Summary: Results provide new insight into evolution, IQ and development of the human brain.

Source: Society for Neuroscience

An analysis published in The Journal of Neuroscience of brain scans from more than 600 children and adolescents reveals genetically-mediated associations between the size of evolutionarily novel brain regions and intelligence test scores. Genetic influences on the brain follow the patterns of evolutionary expansion of the human brain relative to nonhuman primates.

Cerebral surface area has expanded dramatically over the course of human evolution. Brain regions that have undergone evolutionary expansion tend to follow a similar pattern during individual development. Despite these trends, brain structure can vary greatly between similar people. The relative contribution of genetic and environmental factors to individual differences in cerebral surface area in children has been unclear.

Eric Schmitt and colleagues found that more than 85 percent of individual differences in total cerebral surface area in their sample of twins and families could be attributed to genetic factors. The researchers also report that modest phenotypic correlations between surface area of the brain’s language centers and scores on standard intelligence tests are largely genetically-mediated. These findings suggest that evolutionary expansion of the human brain – and the cognitive abilities it supports – is largely under genetic control.

Brain scans are shown as described in the caption.

Interhemispheric correlations in areal expansion. Results of bivariate models examining correlations between vertex-level homologues in the contralateral cortex projected onto the left hemisphere. Credit: Schmitt et al., JNeurosci (2019)
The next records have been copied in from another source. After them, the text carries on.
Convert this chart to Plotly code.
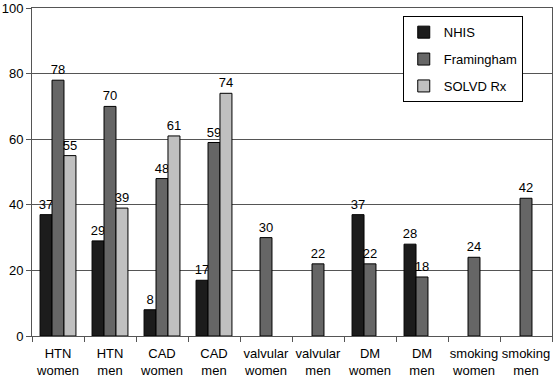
import plotly.graph_objects as go

categories = ["HTN<br>women", "HTN<br>men", "CAD<br>women", "CAD<br>men", "valvular<br>women",
              "valvular<br>men", "DM<br>women", "DM<br>men", "smoking<br>women", "smoking<br>men"]
nhis = [37, 29, 8, 17, None, None, 37, 28, None, None]
framingham = [78, 70, 48, 59, 30, 22, 22, 18, 24, 42]
solvd = [55, 39, 61, 74, None, None, None, None, None, None]
series_names = ["NHIS", "Framingham", "SOLVD Rx"]
colors = ["#1c1c1c", "#666666", "#c0c0c0"]

fig = go.Figure()
for i, (name, vals) in enumerate(zip(series_names, [nhis, framingham, solvd])):
    fig.add_trace(go.Bar(
        x=categories, y=vals, name=name,
        marker=dict(color=colors[i], line=dict(color="#000000", width=1)),
        text=[("" if v is None else str(v)) for v in vals],
        textposition="outside", cliponaxis=False, constraintext="none",
        textfont=dict(family="Liberation Sans, Arial", size=13, color="#000000"),
        legendgroup=name,
    ))

fig.update_layout(
    width=557, height=380,
    margin=dict(l=32, r=5, t=8, b=44, autoexpand=False),
    paper_bgcolor="white", plot_bgcolor="white",
    barmode="group", bargap=0.31, bargroupgap=0,
    font=dict(family="Liberation Sans, Arial", size=13, color="#000000"),
    showlegend=True,
    legend=dict(x=0.713, y=0.975, xanchor="left", yanchor="top",
                bordercolor="#000000", borderwidth=1, bgcolor="white",
                font=dict(size=13), tracegroupgap=7, traceorder="grouped",
                entrywidth=128),
    xaxis=dict(showline=True, linecolor="#555555", linewidth=1, mirror=True,
               ticks="outside", tickson="boundaries", ticklen=5, tickcolor="#555555",
               tickangle=0, tickfont=dict(size=13), ticklabelstandoff=5, automargin=False),
    yaxis=dict(range=[0, 100.01], tickvals=[0, 20, 40, 60, 80, 100], showline=True,
               linecolor="#555555", linewidth=1, ticklabeloverflow="allow",
               mirror=True, ticks="outside", ticklen=5, tickcolor="#555555",
               showgrid=True, gridcolor="#555555", gridwidth=1, zeroline=False,
               tickfont=dict(size=13), automargin=False),
)
fig.write_html("out.html", config={"displayModeBar": False},
               post_script="document.body.style.margin='0';")
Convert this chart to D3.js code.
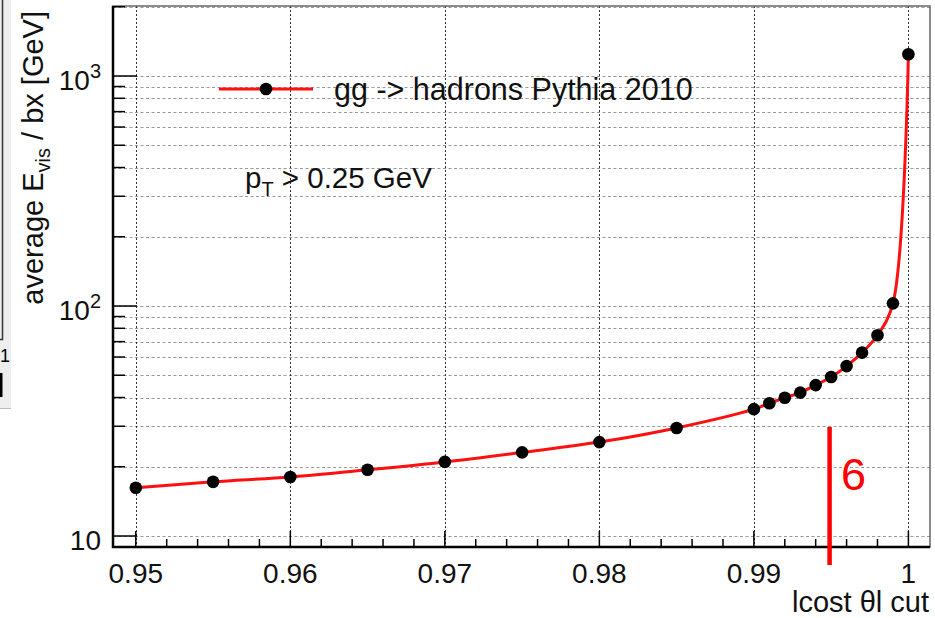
<!DOCTYPE html>
<html>
<head>
<meta charset="utf-8">
<script src="https://cdn.jsdelivr.net/npm/d3@7"></script>
<style>
  body { margin: 0; background: #fff; }
  svg { display: block; font-family: "Liberation Sans", Arial, Helvetica, sans-serif; }
</style>
</head>
<body>
<div id="chart"></div>
<script>
// values
const cutValues = [0.95, 0.955, 0.96, 0.965, 0.97, 0.975, 0.98, 0.985,
  0.99, 0.991, 0.992, 0.993, 0.994, 0.995, 0.996, 0.997, 0.998, 0.999, 1.0];
const eVis = [16.2, 17.2, 18.05, 19.4, 21.0, 23.1, 25.6, 29.5,
  35.6, 37.8, 39.9, 42.0, 45.3, 49.1, 54.8, 62.7, 74.6, 102.7, 1243];
const xTicks = [0.95, 0.96, 0.97, 0.98, 0.99, 1.0];
const xTickLabels = ['0.95', '0.96', '0.97', '0.98', '0.99', '1'];
const yDecades = [10, 100, 1000];
const yDecadeLabels = [['10', ''], ['10', '2'], ['10', '3']];
const legendLabel = 'gg -> hadrons Pythia 2010';
const cutMark = 0.9949;
const cutLabel = '6';

const W = 935, H = 618;
const frame = { left: 113, right: 930, top: 6, bottom: 547 };

const svg = d3.select('#chart').append('svg')
  .attr('width', W).attr('height', H);

const x = d3.scaleLinear().domain([0.95, 1.0]).range([135.8, 908.4]);
const y = d3.scaleLog().domain([10, 1000]).range([536, 76]);

// leftover strip of the neighbouring plot
svg.append('rect').attr('x', 0).attr('y', 0).attr('width', 11).attr('height', 408).attr('fill', '#eeeeee');
svg.append('path').attr('d', 'M2.5,0 V339.5 H0').attr('fill', 'none').attr('stroke', '#333').attr('stroke-width', 1.5);
svg.append('text').attr('x', 0).attr('y', 362).attr('font-size', 18).attr('fill', '#000').text('1');
svg.append('rect').attr('x', 0).attr('y', 373).attr('width', 2.5).attr('height', 24).attr('fill', '#000');
svg.append('line').attr('x1', 0).attr('x2', 11).attr('y1', 408.5).attr('y2', 408.5).attr('stroke', '#bbb');

// grid
const minorY = [];
[10, 100, 1000].forEach(d => { for (let k = 1; k <= 9; k++) { const v = d * k; if (v <= 2000) minorY.push(v); } });

svg.append('g').selectAll('line').data(minorY).enter().append('line')
  .attr('x1', frame.left).attr('x2', frame.right)
  .attr('y1', d => Math.round(y(d)) + 0.5).attr('y2', d => Math.round(y(d)) + 0.5)
  .attr('stroke', '#9a9a9a').attr('stroke-width', 1.2).attr('stroke-dasharray', '3,2.5');

svg.append('g').selectAll('line').data(xTicks).enter().append('line')
  .attr('x1', d => Math.round(x(d)) + 0.5).attr('x2', d => Math.round(x(d)) + 0.5)
  .attr('y1', frame.top).attr('y2', frame.bottom)
  .attr('stroke', '#333').attr('stroke-width', 1).attr('stroke-dasharray', '2,2');

// frame
svg.append('rect').attr('x', frame.left).attr('y', frame.top)
  .attr('width', frame.right - frame.left).attr('height', frame.bottom - frame.top)
  .attr('fill', 'none').attr('stroke', '#666').attr('stroke-width', 1.5);
svg.append('path').attr('d', `M${frame.left},${frame.top} V${frame.bottom} H${frame.right}`)
  .attr('fill', 'none').attr('stroke', '#000').attr('stroke-width', 2.5);

// x ticks
const xMinor = d3.range(0, 26).map(i => +(0.95 + i * 0.002).toFixed(3));
svg.append('g').selectAll('line').data(xMinor).enter().append('line')
  .attr('x1', d => x(d)).attr('x2', d => x(d))
  .attr('y1', frame.bottom).attr('y2', d => xTicks.some(t => Math.abs(t - d) < 1e-9) ? frame.bottom - 16 : frame.bottom - 8)
  .attr('stroke', '#000').attr('stroke-width', 1.5);

svg.append('g').selectAll('text').data(xTicks).enter().append('text')
  .attr('x', d => x(d)).attr('y', 583)
  .attr('text-anchor', 'middle').attr('font-size', 28).attr('fill', '#111')
  .text((d, i) => xTickLabels[i]);

// y ticks
svg.append('g').selectAll('line').data(minorY).enter().append('line')
  .attr('x1', frame.left).attr('x2', d => yDecades.includes(d) ? frame.left + 24 : frame.left + 12)
  .attr('y1', d => y(d)).attr('y2', d => y(d))
  .attr('stroke', '#000').attr('stroke-width', 1.5);

const yLab = svg.append('g').selectAll('text').data(yDecades).enter().append('text')
  .attr('x', 101).attr('y', d => y(d) + 14)
  .attr('text-anchor', 'end').attr('font-size', 28).attr('fill', '#111');
yLab.append('tspan').text((d, i) => yDecadeLabels[i][0]);
yLab.append('tspan').attr('dy', -12).attr('font-size', 20).text((d, i) => yDecadeLabels[i][1]);

// axis titles
const yTitle = svg.append('text')
  .attr('transform', 'translate(43,11) rotate(-90)')
  .attr('text-anchor', 'end').attr('font-size', 29).attr('fill', '#111');
yTitle.append('tspan').text('average E');
yTitle.append('tspan').attr('dy', 7).attr('font-size', 20).text('vis');
yTitle.append('tspan').attr('dy', -7).text('  / bx [GeV]');

svg.append('text').attr('x', 929).attr('y', 612)
  .attr('text-anchor', 'end').attr('font-size', 29).attr('fill', '#111')
  .text('lcost θl cut');

// curve and points
const pts = cutValues.map((c, i) => [x(c), y(eVis[i])]);
svg.append('path').datum(pts)
  .attr('d', d3.line().curve(d3.curveCatmullRom.alpha(0.5)))
  .attr('fill', 'none').attr('stroke', '#ff1010').attr('stroke-width', 3);

svg.append('g').selectAll('circle').data(pts).enter().append('circle')
  .attr('cx', d => d[0]).attr('cy', d => d[1]).attr('r', 6.3).attr('fill', '#000');

// legend
svg.append('line').attr('x1', 219).attr('x2', 313).attr('y1', 89).attr('y2', 89)
  .attr('stroke', '#ff1010').attr('stroke-width', 3);
svg.append('circle').attr('cx', 266).attr('cy', 89).attr('r', 6.3).attr('fill', '#000');
svg.append('text').attr('x', 334).attr('y', 100).attr('font-size', 30.5).attr('fill', '#111').text(legendLabel);

const pt = svg.append('text').attr('x', 245).attr('y', 188).attr('font-size', 29.5).attr('fill', '#111');
pt.append('tspan').text('p');
pt.append('tspan').attr('dy', 8).attr('font-size', 20).text('T');
pt.append('tspan').attr('dy', -8).text(' > 0.25 GeV');

// red annotation
svg.append('line').attr('x1', x(cutMark)).attr('x2', x(cutMark)).attr('y1', 427).attr('y2', 565)
  .attr('stroke', '#ff0000').attr('stroke-width', 4.5);
svg.append('text').attr('x', 841).attr('y', 490).attr('font-size', 45).attr('fill', '#ff0000').text(cutLabel);
</script>
</body>
</html>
About this brain evolution research article

Source: Society for Neuroscience
Media Contact: David Barnstone – SFN
Publisher: Organized by Neuroscience News.
Image Source: NeuroscienceNews.com image is credited to Schmitt et al., JNeurosci (2019).
Original Research: Abstract for “A Comprehensive Quantitative Genetic Analysis of Cerebral Surface Area in Youth” by J. Eric Schmitt, Michael C. Neale, Liv S. Clasen, Siyuan Liu, Jakob Seidlitz, Joshua N. Pritikin, Alan Chu, Gregory L. Wallace, Nancy Raitano Lee, Jay N. Giedd and Armin Raznahan in The Journal of Neuroscience. Published March 4, 2019
doi:10.1523/JNEUROSCI.2248-18.2019

Funding:
This work was supported by National Institute of Mental Health grant MH-20030 and Big Data to Knowledge (BD2K) grant K01-ES026840 through the National Cancer Institute. The authors declare no competing financial interests.

Abstract

A Comprehensive Quantitative Genetic Analysis of Cerebral Surface Area in Youth

The genetics of cortical arealization in youth is not well understood. In this study, we use a genetically-informative sample of 677 typically-developing children and adolescents (mean age 12.72 years), high-resolution MRI, and quantitative genetic methodology in order to address several fundamental questions on the genetics of cerebral surface area. We estimate that over 85% of the phenotypic variance in total brain surface area in youth is attributable to additive genetic factors. We also observed pronounced regional variability in the genetic influences on surface area, with the most heritable areas seen in primary visual and visual association cortex. A shared global genetic factor strongly influenced large areas of the frontal and temporal cortex, mirroring regions that are the most evolutionarily novel in humans relative to other primates. In contrast to studies on older populations, we observed statistically significant genetic correlations between measures of surface area and cortical thickness (rG = 0.63), suggestive of overlapping genetic influences between these endophenotypes early in life. Finally, we identified strong and highly asymmetric genetically-mediated associations between Full-Scale Intelligence Quotient and left perisylvian surface area, particularly receptive language centers. Our findings suggest that spatially complex and temporally dynamic genetic factors are influencing cerebral surface area in our species.